Direction
Drop every picture. Then return, exactly, the lines from the beginning of the listing below through the one containing "const followupValues = [0, 0.18, 0, 0.12];".

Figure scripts
========================

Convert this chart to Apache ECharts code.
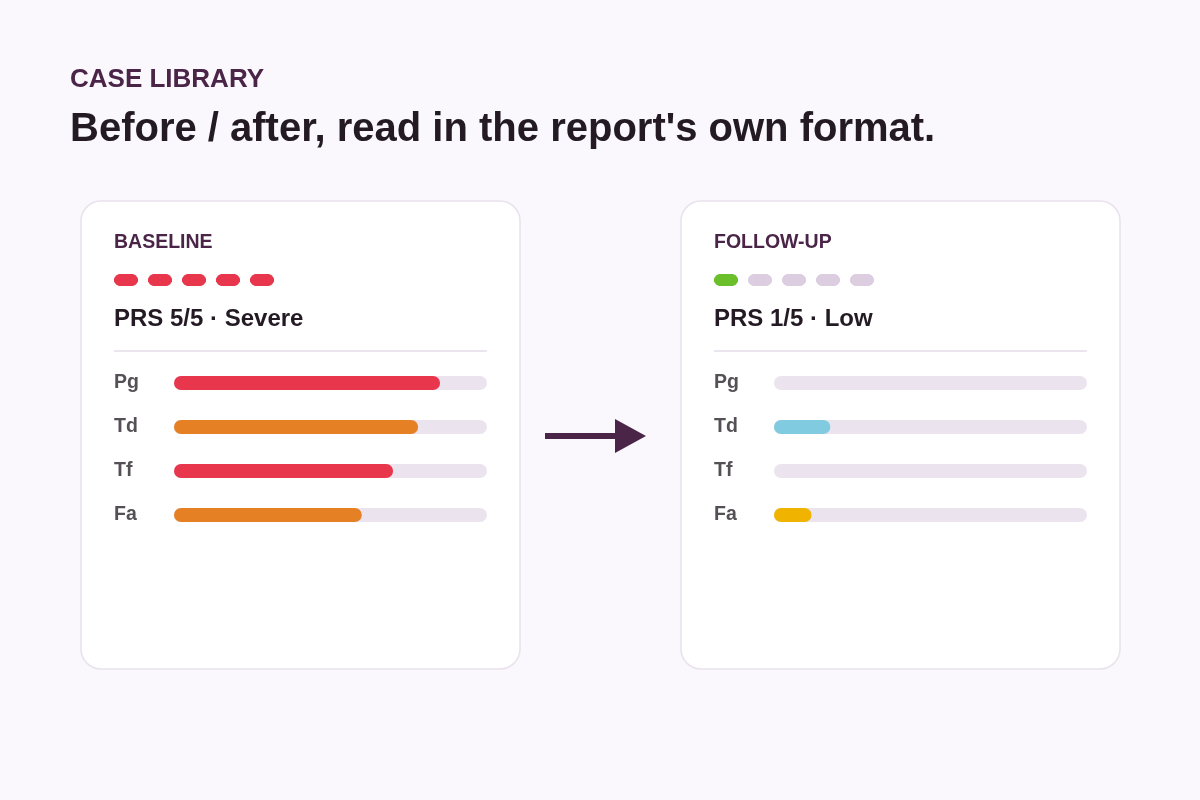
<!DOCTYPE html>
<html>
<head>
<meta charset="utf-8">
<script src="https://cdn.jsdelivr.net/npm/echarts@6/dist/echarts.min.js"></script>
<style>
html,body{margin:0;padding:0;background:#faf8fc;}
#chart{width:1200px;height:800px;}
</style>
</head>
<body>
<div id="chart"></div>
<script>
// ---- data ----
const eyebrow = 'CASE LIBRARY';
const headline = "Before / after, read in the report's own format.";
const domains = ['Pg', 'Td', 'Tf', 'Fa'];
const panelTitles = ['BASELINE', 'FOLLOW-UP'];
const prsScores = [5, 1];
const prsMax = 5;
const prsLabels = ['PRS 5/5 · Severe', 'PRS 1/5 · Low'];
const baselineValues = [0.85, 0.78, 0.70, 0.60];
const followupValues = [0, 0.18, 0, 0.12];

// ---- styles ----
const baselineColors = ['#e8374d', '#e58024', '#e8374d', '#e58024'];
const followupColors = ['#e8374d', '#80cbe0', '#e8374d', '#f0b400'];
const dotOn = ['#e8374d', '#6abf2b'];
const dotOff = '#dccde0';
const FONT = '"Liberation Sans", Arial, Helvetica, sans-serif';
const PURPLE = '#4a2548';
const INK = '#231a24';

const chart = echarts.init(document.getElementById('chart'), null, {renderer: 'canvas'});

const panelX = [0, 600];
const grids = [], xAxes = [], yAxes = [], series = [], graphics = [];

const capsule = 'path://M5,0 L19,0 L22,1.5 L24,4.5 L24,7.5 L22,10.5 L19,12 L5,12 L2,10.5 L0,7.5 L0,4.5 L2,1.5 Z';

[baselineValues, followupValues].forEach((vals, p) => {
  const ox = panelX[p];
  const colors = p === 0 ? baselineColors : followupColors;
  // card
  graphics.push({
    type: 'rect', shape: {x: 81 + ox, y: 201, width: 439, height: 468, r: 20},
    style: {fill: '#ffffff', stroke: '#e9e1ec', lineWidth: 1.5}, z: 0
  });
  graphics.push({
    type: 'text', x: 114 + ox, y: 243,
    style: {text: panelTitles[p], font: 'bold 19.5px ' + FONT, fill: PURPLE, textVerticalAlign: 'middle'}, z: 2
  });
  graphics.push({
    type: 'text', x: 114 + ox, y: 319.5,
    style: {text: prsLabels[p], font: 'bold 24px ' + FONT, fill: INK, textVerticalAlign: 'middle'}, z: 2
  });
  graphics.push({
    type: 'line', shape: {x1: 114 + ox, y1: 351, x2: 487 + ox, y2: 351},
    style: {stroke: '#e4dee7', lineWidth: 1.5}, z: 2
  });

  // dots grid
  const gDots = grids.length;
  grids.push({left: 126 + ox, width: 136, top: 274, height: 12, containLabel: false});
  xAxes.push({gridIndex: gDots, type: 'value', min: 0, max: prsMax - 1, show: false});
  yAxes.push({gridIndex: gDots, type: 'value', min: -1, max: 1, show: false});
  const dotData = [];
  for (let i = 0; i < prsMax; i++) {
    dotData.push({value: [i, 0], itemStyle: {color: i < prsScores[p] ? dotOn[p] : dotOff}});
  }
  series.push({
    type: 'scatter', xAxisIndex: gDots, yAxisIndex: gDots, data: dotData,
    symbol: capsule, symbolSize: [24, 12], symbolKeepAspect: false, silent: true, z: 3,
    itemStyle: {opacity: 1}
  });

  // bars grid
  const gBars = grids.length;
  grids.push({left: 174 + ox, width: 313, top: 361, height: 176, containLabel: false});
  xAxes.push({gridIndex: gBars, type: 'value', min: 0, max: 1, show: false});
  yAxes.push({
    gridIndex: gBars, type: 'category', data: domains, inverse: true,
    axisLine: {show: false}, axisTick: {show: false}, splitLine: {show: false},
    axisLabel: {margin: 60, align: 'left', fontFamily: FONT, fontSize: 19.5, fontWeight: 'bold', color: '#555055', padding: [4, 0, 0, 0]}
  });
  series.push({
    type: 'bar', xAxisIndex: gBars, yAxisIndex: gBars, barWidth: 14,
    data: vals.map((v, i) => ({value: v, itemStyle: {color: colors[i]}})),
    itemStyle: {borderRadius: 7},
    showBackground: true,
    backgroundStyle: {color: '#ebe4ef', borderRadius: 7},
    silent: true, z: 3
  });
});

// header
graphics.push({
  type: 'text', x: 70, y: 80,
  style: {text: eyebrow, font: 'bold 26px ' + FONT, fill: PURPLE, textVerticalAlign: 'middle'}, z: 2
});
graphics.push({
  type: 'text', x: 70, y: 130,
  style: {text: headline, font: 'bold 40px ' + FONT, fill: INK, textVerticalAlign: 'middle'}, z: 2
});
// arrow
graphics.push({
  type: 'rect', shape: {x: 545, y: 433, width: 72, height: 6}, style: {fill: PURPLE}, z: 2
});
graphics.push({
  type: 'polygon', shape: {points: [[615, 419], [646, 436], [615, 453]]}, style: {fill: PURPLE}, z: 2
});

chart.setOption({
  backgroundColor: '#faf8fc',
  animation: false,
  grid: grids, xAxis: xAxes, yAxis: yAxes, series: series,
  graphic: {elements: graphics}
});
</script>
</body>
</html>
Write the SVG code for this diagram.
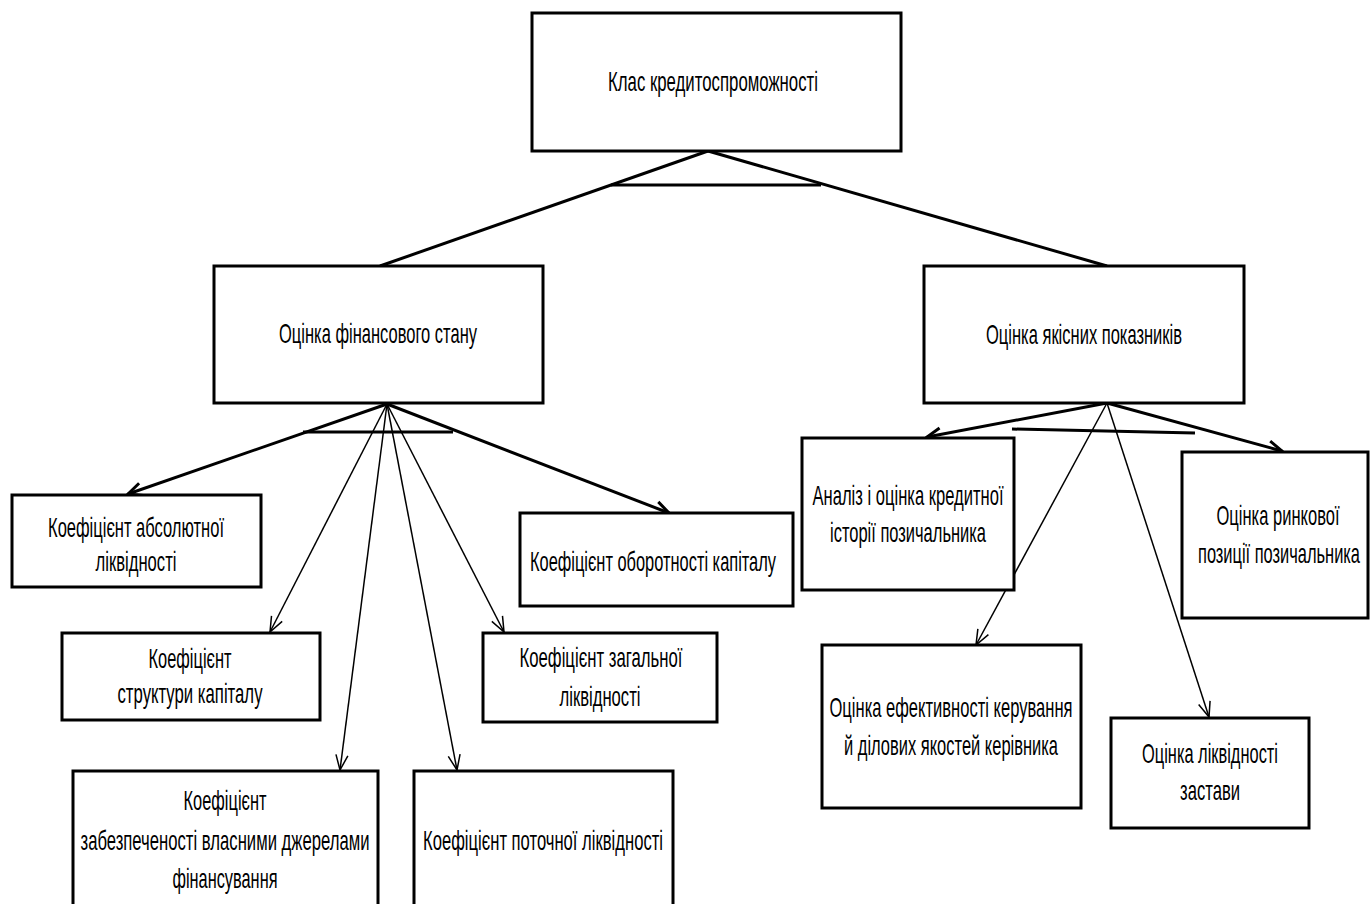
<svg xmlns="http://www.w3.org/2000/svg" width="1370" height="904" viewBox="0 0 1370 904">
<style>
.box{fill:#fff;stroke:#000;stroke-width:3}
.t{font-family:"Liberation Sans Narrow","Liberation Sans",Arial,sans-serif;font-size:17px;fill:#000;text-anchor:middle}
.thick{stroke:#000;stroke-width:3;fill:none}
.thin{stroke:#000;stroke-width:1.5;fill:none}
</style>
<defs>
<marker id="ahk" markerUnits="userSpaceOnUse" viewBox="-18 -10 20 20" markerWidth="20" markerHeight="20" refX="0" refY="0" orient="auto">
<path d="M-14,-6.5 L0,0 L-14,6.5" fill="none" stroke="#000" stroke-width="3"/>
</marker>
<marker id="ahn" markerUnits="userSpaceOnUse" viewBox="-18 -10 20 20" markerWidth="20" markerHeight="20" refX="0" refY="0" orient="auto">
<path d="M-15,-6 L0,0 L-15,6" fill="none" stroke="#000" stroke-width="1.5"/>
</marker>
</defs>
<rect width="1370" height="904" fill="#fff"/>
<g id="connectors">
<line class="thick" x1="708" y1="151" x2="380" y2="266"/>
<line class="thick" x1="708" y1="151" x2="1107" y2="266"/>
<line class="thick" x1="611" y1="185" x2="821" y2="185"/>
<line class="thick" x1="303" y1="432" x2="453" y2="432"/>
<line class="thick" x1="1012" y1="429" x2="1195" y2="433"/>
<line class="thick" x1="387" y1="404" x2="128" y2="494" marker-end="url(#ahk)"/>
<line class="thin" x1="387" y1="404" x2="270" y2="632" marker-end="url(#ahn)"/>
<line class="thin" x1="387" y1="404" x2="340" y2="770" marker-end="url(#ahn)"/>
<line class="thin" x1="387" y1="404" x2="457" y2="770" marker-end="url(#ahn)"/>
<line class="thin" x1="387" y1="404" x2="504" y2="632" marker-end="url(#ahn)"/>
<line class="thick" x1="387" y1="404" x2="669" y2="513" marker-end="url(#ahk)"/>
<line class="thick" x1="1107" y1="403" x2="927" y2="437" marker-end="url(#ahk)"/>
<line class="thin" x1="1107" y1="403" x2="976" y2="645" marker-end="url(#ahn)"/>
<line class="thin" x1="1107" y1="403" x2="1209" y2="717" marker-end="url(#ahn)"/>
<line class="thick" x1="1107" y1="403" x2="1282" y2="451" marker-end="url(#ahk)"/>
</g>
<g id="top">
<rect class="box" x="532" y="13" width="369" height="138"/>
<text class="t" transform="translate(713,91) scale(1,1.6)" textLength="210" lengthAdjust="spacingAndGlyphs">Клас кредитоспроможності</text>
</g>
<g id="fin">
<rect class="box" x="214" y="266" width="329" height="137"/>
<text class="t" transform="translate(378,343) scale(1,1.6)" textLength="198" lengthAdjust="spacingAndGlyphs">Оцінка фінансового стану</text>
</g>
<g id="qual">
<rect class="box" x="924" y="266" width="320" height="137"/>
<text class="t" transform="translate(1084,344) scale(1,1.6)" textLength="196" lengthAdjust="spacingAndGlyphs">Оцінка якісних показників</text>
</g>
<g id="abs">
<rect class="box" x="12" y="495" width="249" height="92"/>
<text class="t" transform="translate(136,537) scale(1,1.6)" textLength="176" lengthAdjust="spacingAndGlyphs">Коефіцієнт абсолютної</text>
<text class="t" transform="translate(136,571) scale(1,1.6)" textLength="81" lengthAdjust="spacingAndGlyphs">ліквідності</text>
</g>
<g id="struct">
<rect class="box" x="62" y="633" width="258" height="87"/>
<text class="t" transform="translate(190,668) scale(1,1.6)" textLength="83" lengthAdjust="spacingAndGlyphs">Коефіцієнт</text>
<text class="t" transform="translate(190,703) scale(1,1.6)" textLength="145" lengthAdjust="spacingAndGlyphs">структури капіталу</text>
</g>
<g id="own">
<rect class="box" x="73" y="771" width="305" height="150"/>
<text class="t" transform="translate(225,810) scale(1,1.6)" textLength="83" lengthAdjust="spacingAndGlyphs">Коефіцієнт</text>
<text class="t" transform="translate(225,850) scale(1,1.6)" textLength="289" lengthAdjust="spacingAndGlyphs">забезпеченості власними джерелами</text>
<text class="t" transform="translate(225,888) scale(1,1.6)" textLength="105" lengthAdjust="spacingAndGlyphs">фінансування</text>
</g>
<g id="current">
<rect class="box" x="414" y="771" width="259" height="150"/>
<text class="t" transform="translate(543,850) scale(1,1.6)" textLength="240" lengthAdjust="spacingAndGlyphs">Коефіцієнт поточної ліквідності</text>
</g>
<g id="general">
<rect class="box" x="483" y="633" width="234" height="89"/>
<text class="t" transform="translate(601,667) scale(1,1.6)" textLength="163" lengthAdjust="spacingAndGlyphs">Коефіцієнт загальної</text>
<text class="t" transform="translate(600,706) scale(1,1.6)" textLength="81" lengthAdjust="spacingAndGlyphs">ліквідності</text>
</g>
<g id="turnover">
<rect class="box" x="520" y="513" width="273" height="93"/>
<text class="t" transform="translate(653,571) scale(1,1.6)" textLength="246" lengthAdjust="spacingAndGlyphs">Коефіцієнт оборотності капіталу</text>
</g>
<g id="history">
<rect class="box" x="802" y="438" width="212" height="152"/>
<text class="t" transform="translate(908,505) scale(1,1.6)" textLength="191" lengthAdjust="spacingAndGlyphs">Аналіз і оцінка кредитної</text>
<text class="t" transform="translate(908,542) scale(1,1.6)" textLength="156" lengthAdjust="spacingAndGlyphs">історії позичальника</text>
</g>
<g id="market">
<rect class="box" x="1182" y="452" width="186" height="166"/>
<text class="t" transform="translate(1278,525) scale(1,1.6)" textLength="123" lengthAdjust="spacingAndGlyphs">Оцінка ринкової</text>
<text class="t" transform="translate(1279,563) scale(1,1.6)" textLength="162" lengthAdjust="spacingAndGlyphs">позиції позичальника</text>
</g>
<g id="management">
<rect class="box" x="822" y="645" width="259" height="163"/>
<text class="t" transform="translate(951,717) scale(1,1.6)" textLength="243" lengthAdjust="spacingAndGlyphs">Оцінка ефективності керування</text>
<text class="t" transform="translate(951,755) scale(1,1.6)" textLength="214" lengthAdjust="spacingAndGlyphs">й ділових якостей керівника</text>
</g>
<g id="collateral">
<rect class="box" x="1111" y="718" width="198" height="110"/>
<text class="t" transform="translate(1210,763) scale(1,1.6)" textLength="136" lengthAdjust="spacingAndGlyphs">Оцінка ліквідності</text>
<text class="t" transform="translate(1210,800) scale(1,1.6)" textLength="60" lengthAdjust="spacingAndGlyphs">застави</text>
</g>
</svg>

========================

Task response
Convert this chart to Apache ECharts code.
<!DOCTYPE html>
<html>
<head>
<meta charset="utf-8">
<script src="https://cdn.jsdelivr.net/npm/echarts@6/dist/echarts.min.js"></script>
<style>
html,body{margin:0;padding:0;background:#faf8fc;}
#chart{width:1200px;height:800px;}
</style>
</head>
<body>
<div id="chart"></div>
<script>
// ---- data ----
const eyebrow = 'CASE LIBRARY';
const headline = "Before / after, read in the report's own format.";
const domains = ['Pg', 'Td', 'Tf', 'Fa'];
const panelTitles = ['BASELINE', 'FOLLOW-UP'];
const prsScores = [5, 1];
const prsMax = 5;
const prsLabels = ['PRS 5/5 · Severe', 'PRS 1/5 · Low'];
const baselineValues = [0.85, 0.78, 0.70, 0.60];
const followupValues = [0, 0.18, 0, 0.12];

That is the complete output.